L. B. Sur la TVA sociale, il semble qu'il y ait une opposition de toutes les organisations syndiales ou presque. Les organisations syndicales ont aussi signé des accords sur les jeunes ou le chômage partiel pour les licenciés économiques. Aujourd'hui, c'est à l'Etat d'abonder ces mesures financièrement.

Benêt. Le monde agricole est fédéré à 80% autour de deux modèles convergents : le monde coopératif et un syndicat puissant. Pourquoi, selon vous, les syndicats francais «généralistes» n'incitent-ils pas leurs adhérents à devenir leurs propres actionnaires dans des Scop ouvrières ?
L. B. La CFDT est favorable au modèle des Scop. Mais, pour cela, il faut qu'elles soient viables.

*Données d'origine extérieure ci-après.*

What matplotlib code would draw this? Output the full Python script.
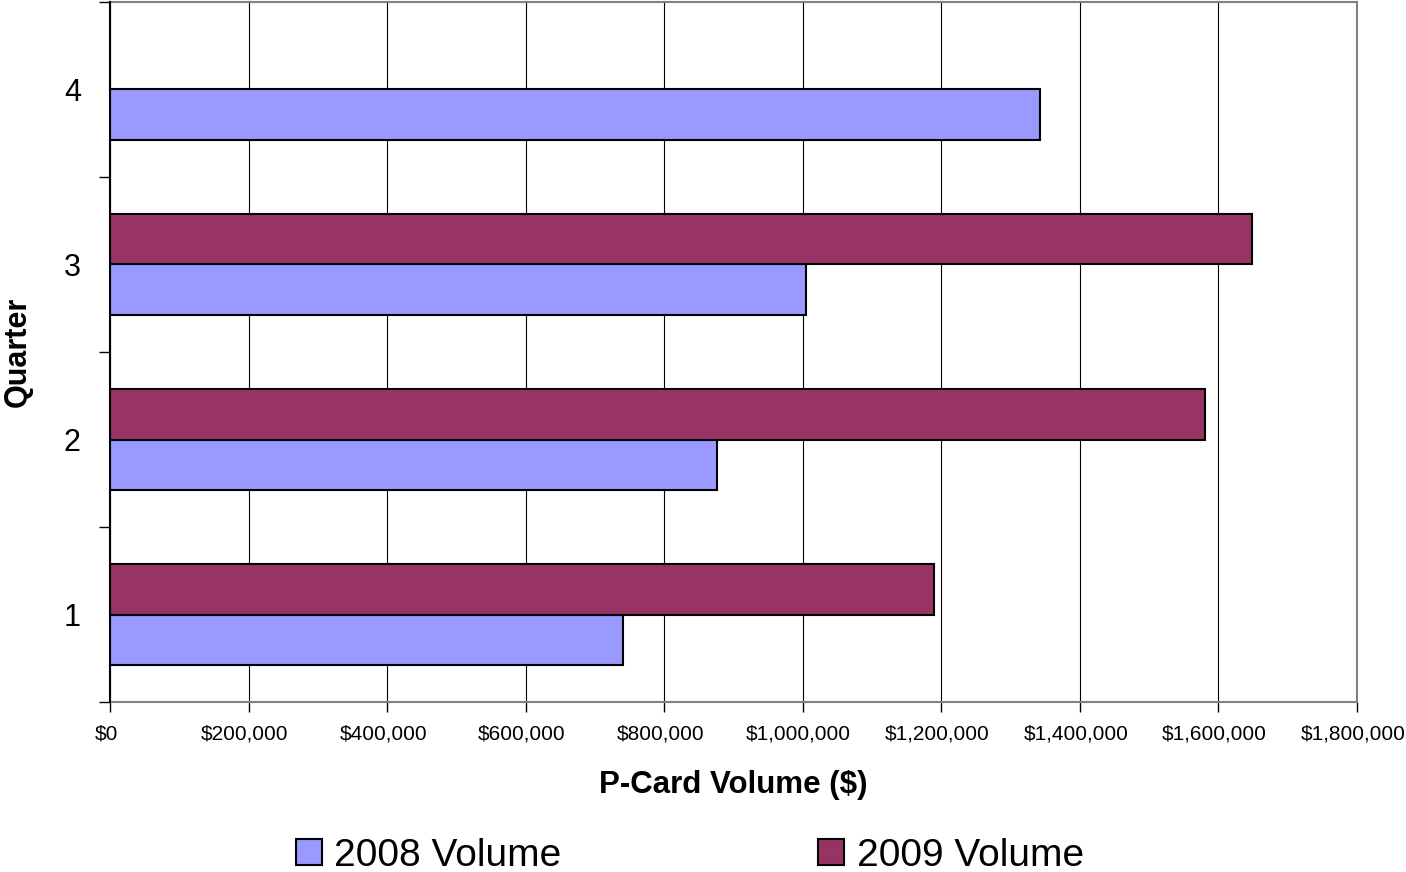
import matplotlib
matplotlib.use("Agg")
import matplotlib.pyplot as plt
import matplotlib.transforms as mtransforms
import numpy as np
from matplotlib.ticker import FuncFormatter, FixedLocator

plt.rcParams['font.family'] = ['Liberation Sans', 'DejaVu Sans']

quarters = ["1", "2", "3", "4"]
vol_2008 = [740000, 876000, 1005000, 1343000]
vol_2009 = [1190000, 1580000, 1648000, np.nan]
series_names = ["2008 Volume", "2009 Volume"]
x_ticks = [0, 200000, 400000, 600000, 800000, 1000000, 1200000, 1400000, 1600000, 1800000]

c2008 = "#9999FF"
c2009 = "#993366"

fig = plt.figure(figsize=(14.06, 8.72), dpi=100)
ax = fig.add_axes([110/1406, 1-702/872, (1357-110)/1406, (702-2)/872])

y = np.arange(1, len(quarters) + 1)
h = 0.286
ax.barh(y - h/2, vol_2008, height=h, color=c2008, edgecolor="black", linewidth=1.5,
        label=series_names[0], zorder=3)
ax.barh(y + h/2, vol_2009, height=h, color=c2009, edgecolor="black", linewidth=1.5,
        label=series_names[1], zorder=3)

ax.set_xlim(0, 1800000)
ax.set_ylim(0.5, 4.5)

ax.set_xticks(x_ticks)
ax.xaxis.set_major_formatter(FuncFormatter(lambda v, p: "${:,.0f}".format(v)))
ax.tick_params(axis='x', direction='out', length=7, width=1, pad=9, labelsize=15, colors='black')
offset = mtransforms.ScaledTranslation(-4/100, 0, fig.dpi_scale_trans)
for lbl in ax.get_xticklabels():
    lbl.set_transform(lbl.get_transform() + offset)

ax.set_yticks(y)
ax.set_yticklabels(quarters)
ax.yaxis.set_minor_locator(FixedLocator([0.5, 1.5, 2.5, 3.5, 4.5]))
ax.tick_params(axis='y', which='major', length=0, pad=21, labelsize=22)
ax.tick_params(axis='y', which='minor', direction='out', length=8, width=1, color='black')

ax.grid(axis='x', color='black', linewidth=0.8, zorder=0)
ax.set_axisbelow(True)

for s in ['top', 'right', 'bottom']:
    ax.spines[s].set_color('#808080')
    ax.spines[s].set_linewidth(1.5)
ax.spines['left'].set_color('black')
ax.spines['left'].set_linewidth(1.5)
ax.spines['left'].set_zorder(4)

ax.set_xlabel("P-Card Volume ($)", fontsize=22.5, fontweight='bold', labelpad=19)
ax.set_ylabel("Quarter", fontsize=22, fontweight='bold')
ax.yaxis.set_label_coords(-0.062, 0.5)

handles, labels = ax.get_legend_handles_labels()
leg = fig.legend(handles, labels, loc='center', bbox_to_anchor=(690/1406, 1-856/872),
                 ncol=2, frameon=False, fontsize=28, handlelength=0.65, handleheight=0.65,
                 handletextpad=0.33, columnspacing=6.6, borderpad=0)

fig.savefig("out.png", dpi=100)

2714. Il y a beaucoup de discours et de publicité pour favoriser la formation des demandeurs d'emploi. Dans les faits, s'orienter vers une formation qui aboutit à un emploi, c'est souvent le parcours du combattant...
L. B. Sur la formation des demandeurs d'emploi, il n'y a pas assez d'efforts effectués. Ces efforts doivent porter sur la simplification du recours à la formation, mais aussi sur un financement plus important. Il y a un organisme qui finance la formation des demandeurs d'emploi, mais l'Etat a décidé de ponctionner ces financements. On ne peut pas demander plus de formations et, d'un autre côté, ponctionner le fonds qui permet de le faire.

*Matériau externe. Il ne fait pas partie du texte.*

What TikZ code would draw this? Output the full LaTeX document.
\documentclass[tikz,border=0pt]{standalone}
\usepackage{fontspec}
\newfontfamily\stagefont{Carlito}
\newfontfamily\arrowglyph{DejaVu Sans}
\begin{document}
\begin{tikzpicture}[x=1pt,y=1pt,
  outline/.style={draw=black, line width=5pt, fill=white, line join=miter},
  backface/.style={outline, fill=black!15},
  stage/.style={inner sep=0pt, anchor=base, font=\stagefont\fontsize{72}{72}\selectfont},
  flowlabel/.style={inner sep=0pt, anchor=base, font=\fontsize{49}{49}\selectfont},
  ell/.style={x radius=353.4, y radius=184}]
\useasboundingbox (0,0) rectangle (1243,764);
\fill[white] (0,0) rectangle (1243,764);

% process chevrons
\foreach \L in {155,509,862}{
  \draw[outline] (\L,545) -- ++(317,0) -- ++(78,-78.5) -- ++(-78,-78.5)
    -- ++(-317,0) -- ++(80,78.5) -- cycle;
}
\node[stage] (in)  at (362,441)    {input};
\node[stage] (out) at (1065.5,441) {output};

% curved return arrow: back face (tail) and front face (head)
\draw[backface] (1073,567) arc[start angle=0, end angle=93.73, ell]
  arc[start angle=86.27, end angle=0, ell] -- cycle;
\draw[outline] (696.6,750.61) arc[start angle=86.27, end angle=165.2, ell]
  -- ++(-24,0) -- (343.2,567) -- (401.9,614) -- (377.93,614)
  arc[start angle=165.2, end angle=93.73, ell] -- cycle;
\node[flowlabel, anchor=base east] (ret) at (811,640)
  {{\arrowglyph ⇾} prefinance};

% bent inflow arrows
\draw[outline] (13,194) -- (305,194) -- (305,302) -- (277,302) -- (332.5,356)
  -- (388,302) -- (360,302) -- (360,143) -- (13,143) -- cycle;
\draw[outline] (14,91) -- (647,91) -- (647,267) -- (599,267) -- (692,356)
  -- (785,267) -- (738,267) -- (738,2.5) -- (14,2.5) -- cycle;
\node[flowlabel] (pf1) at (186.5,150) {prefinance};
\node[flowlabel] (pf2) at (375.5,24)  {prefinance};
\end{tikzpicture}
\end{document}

Patrice35. Quels moyens la CFDT met-elle en place pour combattre la crise?
L. B. Sur le chômage partiel, la France est en retard, parce que le mécanisme est trop compliqué, notamment pour les PME. Il faut donc le simplifier, et surtout il faut aider à la formation pendant ces périodes de chômage partiel.

LaGinteste. Très sincèrement, pensez-vous que la CFDT est qualifiée pour parler au nom des salariés, alors que depuis 2002, accélération depuis 2007, vous n'avez cessé de nous servir un syndicalisme tiède où les salariés ont pris beaucoup de coups et pratiquement rien reçu en retour?
L. B. Depuis 2002 et 2007, la CFDT a obtenu des avancées pour les salariés que ce soit dans les entreprises, ou au niveau national. D'ailleurs, les salariés font confiance à la CFDT, les élections professionnelles le prouvent.

Thou. Quelle est la position de la CFDT concernant l'avenir du nucléaire ?
L. B. La CFDT est pour une réduction de la part du nucléaire dans la production de l'électricité. Après, il faut fixer les objectifs et la durée de cette baisse.

Simger75. Les seniors ayant validés 40 trimestres et étant au chômage ne devraient-ils pas être dispensés de recherche d'emploi ?
L. B. Pour ceux qui ont validé le nombre de trimestres nécessaires pour être en retraite, la CFDT réclame qu'ils puissent bénéficier tout de suite de la retraite. Au sommet social, la CFDT va réclamer la remise en place de l'allocation équivalent retraite qui permet aux salariés ayant cotisés le nombre suffisant de trimestres de bénéficier d'une allocation en attendant la retraite.

Bubdule. Par qui les victimes des crises sociales (chômeurs en fin de droit, SDF, surendettés, jeunes sans revenus, femmes seules au foyer... ) seront-ils représentés ?
L. B. Au sommet social, seules les organisations syndicales et patronales seront présentes, mais la CFDT n'oublie pas les personnes les plus en difficulté. Nous réclamons une augmentation des minima sociaux: RSA et autres...

SGT 24. Pourquoi ne pas avoir réglé les divergences en interne entre membres de la CFDT chez SeaFrance ?
L. B. A SeaFrance, les représentants de la CFDT n'ont pas, à nos yeux, défendu les salariés, parce qu'ils n'ont pas défendu leurs emplois. De plus, il y a de forts soupçons de pratiques délictueuses qui font que la CFDT va demander leur radiation du syndicat.

SGT 24. J'espère que l'on ne va pas servir de caution à Sarkozy en acceptant d'avaler des couleuvres lors du sommet dit «social» : qu'en pensez-vous ?
L. B. Lors de ce sommet social, la CFDT veut des mesures d'urgence sur l'emploi et ne sera pas instrumentalisée sur le débat pré-électoral. Nous ferons très attention à cela. Nous ne voulons pas aller sur un débat restrictif sur la TVA sociale ou sur les accords de compétitivité.

LaGinteste. Ne pensez-vous pas qu'un tel sommet aurait dû être refusé par l'ensemble des syndicats, car il intervient à trois mois de l'élection présidentielle, à laquelle le «sorti» n'est pas encore candidat mais déjà en campagne. Ne pensez-vous pas que vous allez lui servir de caution ?
L. B.  Non, parce que, vu l'urgence du chômage, il faut essayer de sortir au maximum des solutions concrètes, pour les jeunes notamment. Le rôle d'un syndicaliste, c'est de se battre jusqu'au bout pour obtenir des résultats.